Da unsere Lieferanten in den verschiedensten Ecken Indiens niedergelassen sind, ergibt sich für uns immer wieder die Möglichkeit auch andere Städte Indiens wie Chennai und Mumbai zu sehen. Lustig hierbei: Die Kollegen sprechen bei der Stadt Chennai von einer kleineren Stadt – immerhin hat Chennai nur etwas mehr als 10 Millionen Einwohner.

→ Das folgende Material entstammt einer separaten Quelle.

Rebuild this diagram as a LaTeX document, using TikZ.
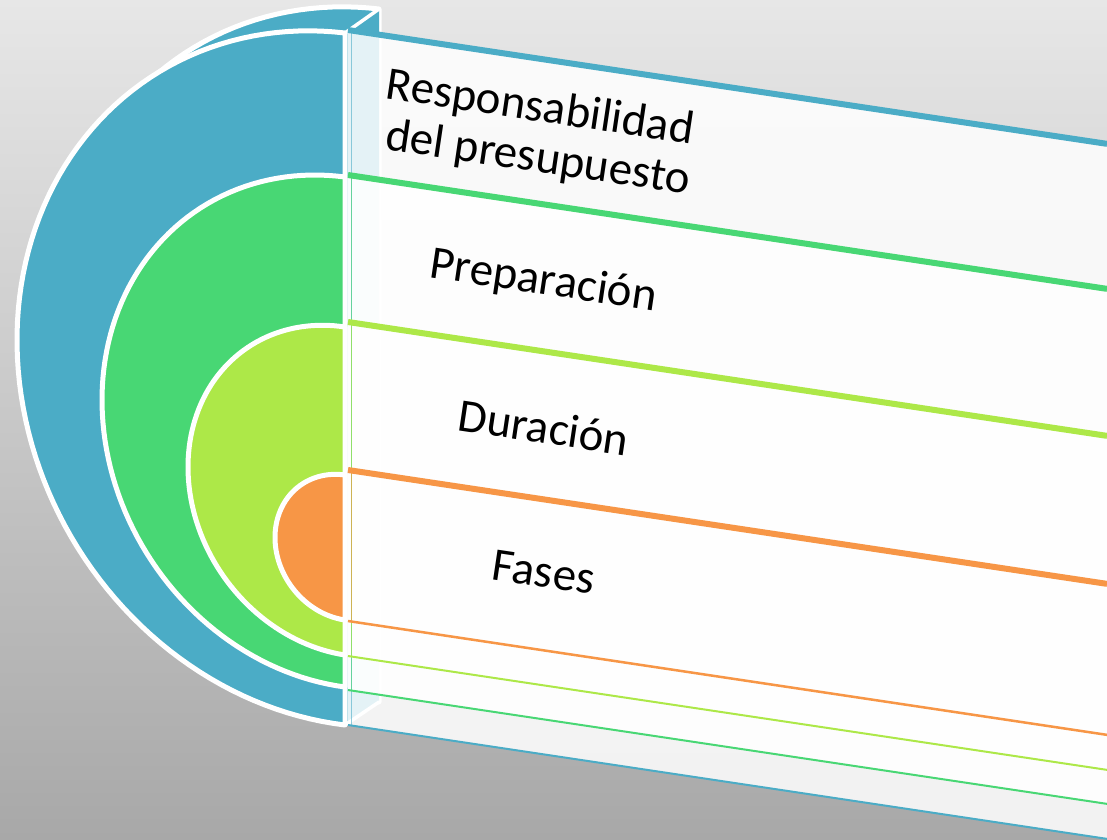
\documentclass[tikz,border=0pt]{standalone}
\usepackage{fontspec}
\setmainfont{Carlito}

\definecolor{ringblue}{HTML}{4BACC6}
\definecolor{ringgreen}{HTML}{48D774}
\definecolor{ringlime}{HTML}{ADE848}
\definecolor{ringorange}{HTML}{F79646}
\definecolor{bgtop}{HTML}{E7E7E7}
\definecolor{bgbottom}{HTML}{A8A8A8}

\begin{document}
\begin{tikzpicture}[x=1pt,y=1pt]
        \tikzstyle{every node}=[font=\fontsize{47}{50.4}\selectfont, text=black, inner sep=0pt]
        \tikzstyle{disc}=[draw=white, line width=5pt, line join=round]
        \tikzstyle{slab}=[fill=white, fill opacity=0.85]
        \tikzstyle{topedge}=[line width=6pt]
        \tikzstyle{lowedge}=[line width=2pt]

        \useasboundingbox (0,0) rectangle (1107,-839);
        \shade[top color=bgtop, bottom color=bgbottom] (0,0) rectangle (1107,-839);

        % back face of the outer ring
        \filldraw[disc, fill=ringblue] plot[domain=0:180, samples=90] ({379-328*sin(\x)}, {-355.5+346.5*cos(\x)+39*sin(\x)}) -- cycle;
        \fill[ringblue] (345,-33) -- (379,-9) -- (379,-702) -- (345,-725) -- cycle;
        \draw[white, line width=3.5pt, line cap=round] (345,-33) -- (379,-9);
        \draw[white, line width=3.5pt, line cap=round] (345,-725) -- (379,-702);

        % front rings
        \filldraw[disc, fill=ringblue]   plot[domain=0:180, samples=90] ({345-328*sin(\x)}, {-379+346*cos(\x)+39*sin(\x)}) -- cycle;
        \filldraw[disc, fill=ringgreen]  plot[domain=0:180, samples=90] ({345-243*sin(\x)}, {-432+255*cos(\x)+32*sin(\x)}) -- cycle;
        \filldraw[disc, fill=ringlime]   plot[domain=0:180, samples=90] ({345-157*sin(\x)}, {-491+164*cos(\x)+24*sin(\x)}) -- cycle;
        \filldraw[disc, fill=ringorange] plot[domain=0:180, samples=90] ({345-70*sin(\x)}, {-547.5+72.5*cos(\x)+10*sin(\x)}) -- cycle;

        \coordinate (bt) at (348,-30);  \coordinate (bb) at (348,-725);
        \coordinate (gt) at (348,-175); \coordinate (gb) at (348,-690);
        \coordinate (lt) at (348,-322); \coordinate (lb) at (348,-656);
        \coordinate (ot) at (348,-470); \coordinate (ob) at (348,-621);

        % slabs
        \fill[slab] (bt) -- ++(759,-113.85) -- ++(0,-695) -- (bb) -- cycle;
        \fill[slab] (gt) -- ++(759,-113.85) -- ++(0,-515) -- (gb) -- cycle;
        \fill[slab] (lt) -- ++(759,-113.85) -- ++(0,-334) -- (lb) -- cycle;
        \fill[slab] (ot) -- ++(759,-113.85) -- ++(0,-151) -- (ob) -- cycle;

        \draw[ringblue, line width=1pt, opacity=0.6]   ([xshift=3pt]bt) -- ([xshift=3pt]bb);
        \draw[ringgreen, line width=1pt, opacity=0.6]  ([xshift=3pt]gt) -- ([xshift=3pt]gb);
        \draw[ringlime, line width=1pt, opacity=0.6]   ([xshift=3pt]lt) -- ([xshift=3pt]lb);
        \draw[ringorange, line width=1pt, opacity=0.6] ([xshift=3pt]ot) -- ([xshift=3pt]ob);

        \draw[topedge, ringblue]   (bt) -- ++(759,-113.85);
        \draw[topedge, ringgreen]  (gt) -- ++(759,-113.85);
        \draw[topedge, ringlime]   (lt) -- ++(759,-113.85);
        \draw[topedge, ringorange] (ot) -- ++(759,-113.85);
        \draw[lowedge, ringblue]   (bb) -- ++(759,-113.85);
        \draw[lowedge, ringgreen]  (gb) -- ++(759,-113.85);
        \draw[lowedge, ringlime]   (lb) -- ++(759,-113.85);
        \draw[lowedge, ringorange, line width=2.5pt] (ob) -- ++(759,-113.85);

        \node[rotate=-8.5, align=left] (resp) at (538,-134) {Responsabilidad\\\hspace*{7pt}del presupuesto};
        \node[rotate=-8.5, anchor=base] (prep) at (541.5,-294) {Preparación};
        \node[rotate=-8.5, anchor=base] (dura) at (541.5,-443) {Duración};
        \node[rotate=-8.5, anchor=base] (fase) at (541.5,-587) {Fases};
\end{tikzpicture}
\end{document}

Die Stadt ist bekannt für seine großen Strände und Tempel, die mit tausenden von buntbemalten Figuren verziert sind - ein Anblick für den sich eine Reise nach Chennai definitiv lohnt.

Die für mich persönlich spannendere Stadt jedoch war Mumbai – ein Erlebnis über das ich wahrscheinlich einen eigenen Beitrag schreiben müsste, um die gesammelten Eindrücke vollständig zu schildern. Mumbai, mit knapp 20 Millionen Einwohnern nach Delhi mit circa 32 Millionen Einwohnern die zweitgrößte Stadt Indiens, spiegelt für mich die in Indien vorhandene Schere zwischen Arm und Reich perfekt wieder. Auf der einen Seite faszinierende Gebäude in traditionellem kolonialistischen Baustil aus früheren Tagen der britischen Besetzung, das mit 27 Stockwerken teuerste Einfamilienhaus der Welt, das luxuriöse Taj Hotel, die Bahnhofstation Chhatrapati Shivaji Maharaj Terminus oder auch der schöne Ausblick am Marine Drive auf die Skyline der Stadt.

Für einen Großteil der Einwohner Mumbais sieht die Realität jedoch anders aus: Diese wohnen in Slums wie dem weltberühmten Dharavi, dem mit geschätzt einer Millionen Einwohnern offiziell größten Slum der Erde, mitten im Zentrum der Stadt und haben nur sehr begrenzten Zugang zu Wasser und Strom. Für mich persönlich ein Ort, den ich mir unbedingt persönlich ansehen musste, hatte ich bereits vorher viel zu Dharavi, dem Drehort des berühmten Filmes „Slumdog Millionär“, gehört und gesehen. Und auch die wohl größte Open-Air-Wäscherei Dhobi Ghat war für mich ein Ort, der ganz oben auf meiner persönlichen Sightseeing-Liste stand. Während meiner arbeitsfreien Zeit war es mir insgesamt besonders wichtig, eben auch jene Orte wie Dharavi oder Dhobi Ghat zu besichtigen, da diese das Land mindestens genauso ausmachen wie moderne Überseebrücken, neue Autobahnen, digitale state of the art Bezahlmethoden oder die hochmodernen CyberHubs in Gurugram und Bengaluru.

Time to say goodbye

Nach sieben Wochen und vielen prägenden Eindrücken war es am 26. April soweit: Der Rückflug nach Deutschland stand an. An dieser Stelle möchte ich die Gelegenheit nutzen, mich bei allen Beteiligten aus dem Produktmanagement und der Personalabteilung zu bedanken, die dieses Abenteuer ermöglicht und mich bei der Organisation unterstützt haben. Ein besonderer Dank gilt den indischen Kollegen im IPO. Die gastfreundliche Aufnahme durch das Team und die große Motivation, mir eine detaillierte Übersicht über unsere Lieferantenlandschaft sowie das Land und seine Traditionen zu vermitteln, haben mir sehr geholfen, mich an das Leben in Indien zu gewöhnen und mich ein Stück weit anzupassen.

Indien habe ich als ein Land mit viel Potenzial kennengelernt, das auch zukünftig die Herausforderungen seiner großen Bevölkerung meistern muss. Die kräftigen Investitionen in die Infrastruktur des Landes lassen jedoch berechtigte Hoffnungen zu, dass die Chancen für einen anhaltenden Aufschwung nicht schlecht stehen. Daher bleibt es für mich spannend, die Entwicklung des Landes auch in den kommenden Jahren weiter zu beobachten und hoffentlich schon bald als Tourist zurückzukehren, um das Land mit seinen vielen Geheimnissen weiter zu erkundigen.